Most importantly, I have been struck by the startling rise of racism and Islamophobia in France, and the equally powerful reluctance to talk about it, except among the young.
I think educated people agree that the most important product of the First Republic is the Declaration of the Rights of Man and the Citizen. But we do not agree about how Muslims or other non-secularists might fit into that equation.
It is time to build ideas on how to adjust republican principles—of equality before the law, due process, and universalism—so that they will apply equally well to everybody who has the right to call himself or herself French. I have no right to say so, except that I feel a philosophical allegiance to the Declaration of Man and its ideals, and I cringe to see a country that I love and admire delude itself that a way out exists without involving Muslim citizens directly. I hate to see the French indulge in the racism and bigotry which have depressed my country for so long, and not strike out for some kind of resolution worthy of their revolutionary heritage.

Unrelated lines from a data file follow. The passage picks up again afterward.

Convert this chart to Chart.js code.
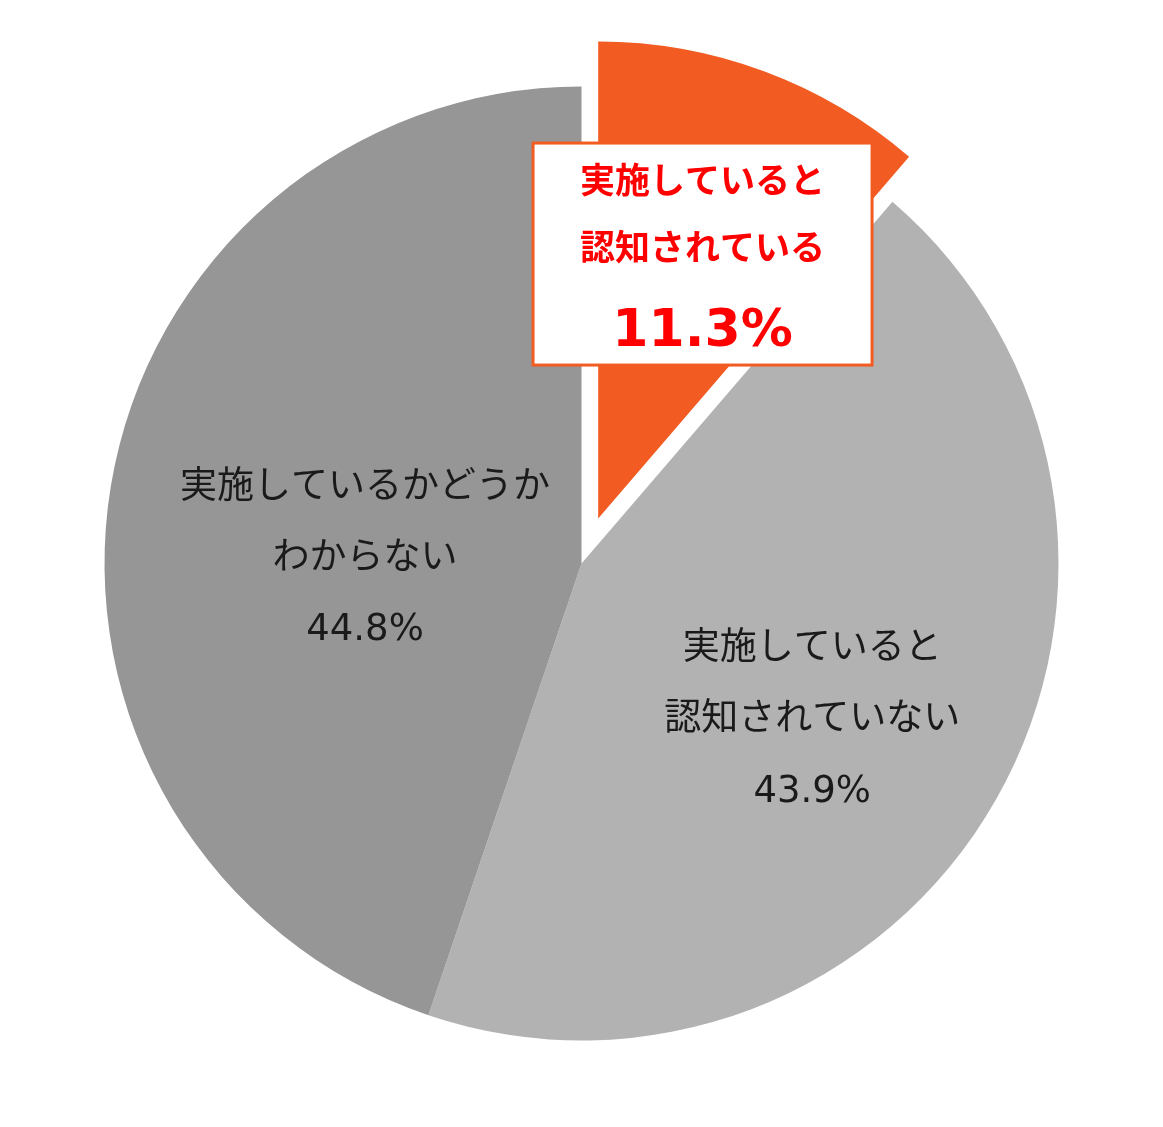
<!DOCTYPE html>
<html lang="ja">
<head>
    <meta charset="UTF-8">
    <title>認知状況</title>
    <style>
        body {
            margin: 0;
            padding: 0;
            background-color: #fff;
        }
        .container {
            width: 1163px;
            height: 1127px;
        }
    </style>
    <script src="https://cdn.jsdelivr.net/npm/chart.js"></script>
</head>
<body>
    <div class="container">
        <canvas id="pieChart"></canvas>
    </div>
    <script>
        // Data
        const categories = [
            ['実施していると', '認知されている'],
            ['実施していると', '認知されていない'],
            ['実施しているかどうか', 'わからない']
        ];
        const shares = [11.3, 43.9, 44.8];
        const sliceColors = ['#F25C22', '#B2B2B2', '#969696'];

        // how far each slice is pulled out, and where its label sits
        const explode = [48, 0, 0];
        const labelRadius = [0.596, 0.582, 0.454];
        const labelAngleShift = [1.2, 4.1, -7.6]; // degrees

        const FONT = '"Noto Sans CJK JP", "Noto Sans", sans-serif';
        const NUM_FONT = '"DejaVu Sans", Verdana, sans-serif';

        function shiftOf(arc, i) {
            const mid = (arc.startAngle + arc.endAngle) / 2;
            return { dx: Math.cos(mid) * explode[i], dy: Math.sin(mid) * explode[i] };
        }

        // draws the arcs itself so one slice can be pulled out without growing
        const explodePlugin = {
            id: 'explode',
            beforeDatasetDraw(chart, args) {
                const ctx = chart.ctx;
                args.meta.data.forEach((arc, i) => {
                    const s = shiftOf(arc, i);
                    ctx.save();
                    ctx.translate(s.dx, s.dy);
                    arc.draw(ctx);
                    ctx.restore();
                });
                return false;
            }
        };

        const labelPlugin = {
            id: 'sliceLabels',
            afterDatasetsDraw(chart) {
                const ctx = chart.ctx;
                const meta = chart.getDatasetMeta(0);
                meta.data.forEach((arc, i) => {
                    const s = shiftOf(arc, i);
                    const a = (arc.startAngle + arc.endAngle) / 2 + labelAngleShift[i] * Math.PI / 180;
                    const r = arc.outerRadius * labelRadius[i];
                    const x = arc.x + s.dx + Math.cos(a) * r;
                    const y = arc.y + s.dy + Math.sin(a) * r;
                    const lines = categories[i].concat([shares[i].toFixed(1) + '%']);
                    ctx.save();
                    ctx.textAlign = 'center';
                    ctx.textBaseline = 'middle';
                    if (i === 0) {
                        // highlighted label in a box
                        const w = 339, h = 222;
                        ctx.fillStyle = '#fff';
                        ctx.fillRect(x - w / 2, y - h / 2, w, h);
                        ctx.lineWidth = 3;
                        ctx.strokeStyle = sliceColors[0];
                        ctx.strokeRect(x - w / 2, y - h / 2, w, h);
                        ctx.fillStyle = '#FF0000';
                        ctx.font = 'bold 35px ' + FONT;
                        ctx.fillText(lines[0], x, y - 74);
                        ctx.fillText(lines[1], x, y - 7);
                        ctx.font = 'bold 52px ' + NUM_FONT;
                        ctx.fillText(lines[2], x, y + 78);
                    } else {
                        ctx.fillStyle = '#1a1a1a';
                        ctx.font = '37px ' + FONT;
                        ctx.fillText(lines[0], x, y - 73);
                        ctx.fillText(lines[1], x, y - 2);
                        ctx.font = '37px ' + NUM_FONT;
                        ctx.fillText(lines[2], x, y + 74);
                    }
                    ctx.restore();
                });
            }
        };

        const config = {
            type: 'pie',
            data: {
                labels: categories.map(c => c.join('')),
                datasets: [{
                    data: shares,
                    backgroundColor: sliceColors,
                    borderWidth: 0,
                    radius: 477
                }]
            },
            options: {
                responsive: true,
                maintainAspectRatio: false,
                animation: false,
                events: [],
                layout: { padding: 0 },
                plugins: {
                    legend: { display: false },
                    tooltip: { enabled: false }
                }
            },
            plugins: [explodePlugin, labelPlugin]
        };

        const pieChart = new Chart(document.getElementById('pieChart'), config);
    </script>
</body>
</html>
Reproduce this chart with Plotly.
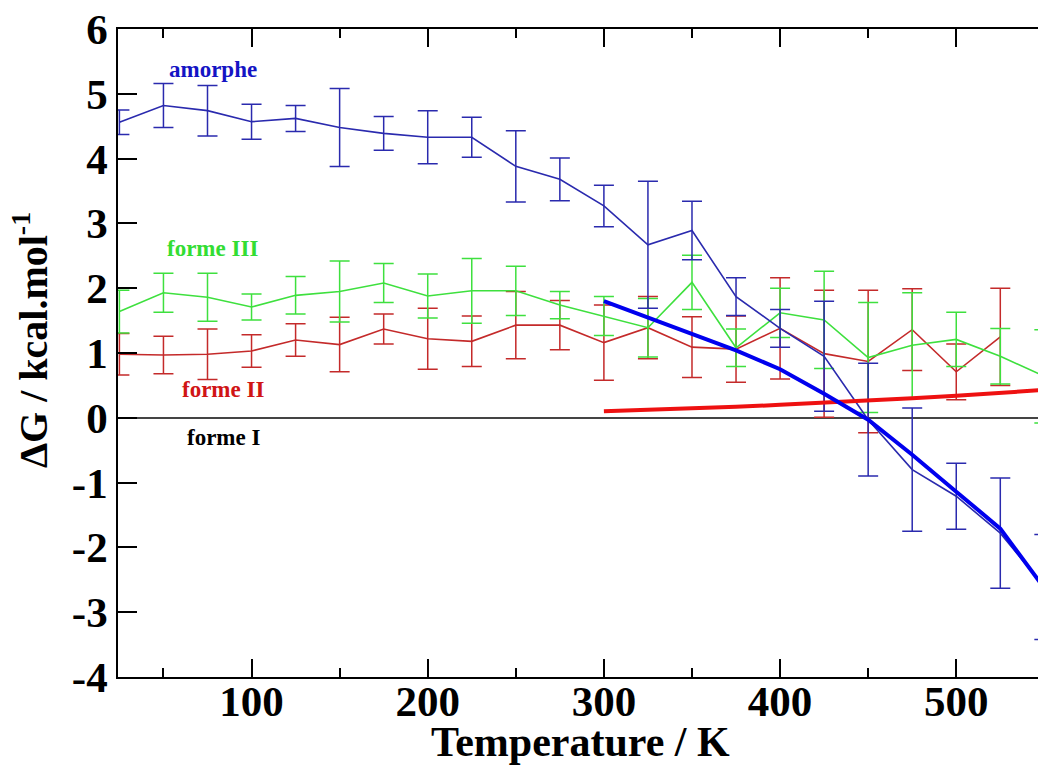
import plotly.graph_objects as go

T = [25, 50, 75, 100, 125, 150, 175, 200, 225, 250, 275, 300, 325, 350, 375,
     400, 425, 450, 475, 500, 525, 550]

amorphe = [4.56, 4.82, 4.74, 4.57, 4.62, 4.48, 4.39, 4.33, 4.33, 3.88, 3.68,
           3.27, 2.67, 2.89, 1.87, 1.38, 0.95, -0.03, -0.80, -1.21, -1.78, -2.61]
amorphe_err = [0.19, 0.34, 0.39, 0.27, 0.20, 0.60, 0.26, 0.41, 0.31, 0.55, 0.33,
               0.32, 0.98, 0.45, 0.29, 0.29, 0.85, 0.87, 0.95, 0.51, 0.85, 0.81]

forme3 = [1.64, 1.93, 1.86, 1.71, 1.89, 1.95, 2.08, 1.88, 1.96, 1.96, 1.74,
          1.57, 1.39, 2.09, 1.08, 1.62, 1.51, 0.93, 1.12, 1.21, 0.95, 0.64]
forme3_err = [0.33, 0.30, 0.37, 0.20, 0.29, 0.47, 0.30, 0.34, 0.50, 0.38, 0.21,
              0.30, 0.45, 0.42, 0.29, 0.38, 0.75, 0.85, 0.81, 0.42, 0.43, 0.72]

T2 = T[:-1]
forme2 = [0.98, 0.97, 0.98, 1.03, 1.20, 1.13, 1.37, 1.22, 1.18, 1.43, 1.43,
          1.16, 1.39, 1.09, 1.06, 1.38, 0.99, 0.87, 1.36, 0.71, 1.25]
forme2_err = [0.32, 0.29, 0.39, 0.25, 0.25, 0.42, 0.23, 0.47, 0.39, 0.52, 0.38,
              0.58, 0.48, 0.47, 0.51, 0.78, 0.98, 1.10, 0.63, 0.43, 0.75]

T_fit = [300, 325, 350, 375, 400, 425, 450, 475, 500, 525, 550]
amorphe_fit = [1.80, 1.55, 1.30, 1.04, 0.75, 0.37, -0.03, -0.57, -1.14, -1.71, -2.63]
forme2_fit = [0.10, 0.12, 0.14, 0.17, 0.20, 0.23, 0.26, 0.30, 0.34, 0.38, 0.43]

y_ticks = [-4, -3, -2, -1, 0, 1, 2, 3, 4, 5, 6]
y_ticktext = ["-4", "-3", "-2", "-1", "0", "1", "2", "3", "4", "5", "6"]
x_ticks = [100, 200, 300, 400, 500]

SERIF = "Liberation Serif, Times New Roman, serif"
BLUE = "#2a2aae"
GREEN = "#3ee03e"
RED = "#c42a2a"

fig = go.Figure()

def err(vals, color):
    return dict(type="data", array=vals, visible=True, color=color,
                thickness=1.5, width=10)

fig.add_trace(go.Scatter(x=T2, y=forme2, mode="lines", line=dict(color=RED, width=1.6),
                         error_y=err(forme2_err, RED), name="forme II"))
fig.add_trace(go.Scatter(x=T, y=forme3, mode="lines", line=dict(color=GREEN, width=1.6),
                         error_y=err(forme3_err, GREEN), name="forme III"))
fig.add_trace(go.Scatter(x=T, y=amorphe, mode="lines", line=dict(color=BLUE, width=1.6),
                         error_y=err(amorphe_err, BLUE), name="amorphe"))
fig.add_trace(go.Scatter(x=T_fit, y=forme2_fit, mode="lines",
                         line=dict(color="#ee1111", width=4), name="fit II"))
fig.add_trace(go.Scatter(x=T_fit, y=amorphe_fit, mode="lines",
                         line=dict(color="#0000ee", width=4), name="fit amorphe"))

labels = [("amorphe", 78, 5.38, "#1414c4"), ("forme III", 78, 2.62, "#33dd33"),
          ("forme II", 84, 0.43, "#d01515"), ("forme I", 84, -0.31, "#000000")]
for txt, lx, ly, c in labels:
    fig.add_annotation(x=lx, y=ly, text="<b>%s</b>" % txt, showarrow=False,
                       font=dict(family=SERIF, size=23, color=c),
                       xanchor="center", yanchor="middle")

fig.add_annotation(xref="paper", yref="paper", x=0, y=0.52, xshift=-88,
                   text="<b>ΔG / kcal.mol<sup>-1</sup></b>", textangle=-90,
                   showarrow=False, font=dict(family=SERIF, size=40, color="black"),
                   xanchor="center", yanchor="middle")
fig.add_annotation(xref="paper", yref="paper", x=0.503, y=0, yshift=-65,
                   text="<b>Temperature / K</b>", showarrow=False,
                   font=dict(family=SERIF, size=42, color="black"),
                   xanchor="center", yanchor="middle")

fig.update_layout(
    width=1038, height=765,
    margin=dict(l=118, r=0, t=29, b=88),
    plot_bgcolor="white", paper_bgcolor="white",
    showlegend=False,
    xaxis=dict(range=[24.2, 546.4], tickmode="array", tickvals=x_ticks,
               ticks="inside", ticklen=18, tickwidth=1.5, tickcolor="black",
               showline=True, linecolor="black", linewidth=1.5, mirror="ticks",
               showgrid=False, zeroline=False, ticklabelstandoff=-14,
               minor=dict(ticks="inside", ticklen=9, tickwidth=1.5, tickcolor="black",
                          tickvals=[50, 150, 250, 350, 450, 550], showgrid=False),
               tickfont=dict(family=SERIF, size=43, color="black", weight="bold")),
    yaxis=dict(range=[-4, 6], tickmode="array", tickvals=y_ticks, ticktext=y_ticktext,
               ticks="inside", ticklen=19, tickwidth=1.5, tickcolor="black",
               showline=True, linecolor="black", linewidth=1.5,
               showgrid=False, zeroline=True, zerolinecolor="#444444", zerolinewidth=1.8,
               tickfont=dict(family=SERIF, size=43, color="black", weight="bold")),
)

fig.write_html("out.html")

Things have changed. Can the republic see fit to grow and adapt to the changing populations who live in France today? Or will it maintain the tensions and hatred that were once legitimate resentments inherited from past injustices, but which now look more like vestiges of past pain, dredged up to maintain the status quo? Or worse yet, will erstwhile critics of France’s malaise continue to point fingers at The Man, when actually Everybody is incriminated?
Where are the French people? Right in front of your eyes. Even if you don’t like the color of their …………….. (fill in here), or the way they ……………………….. (fill in here), they are your brothers and sisters now and you might as well get used to it.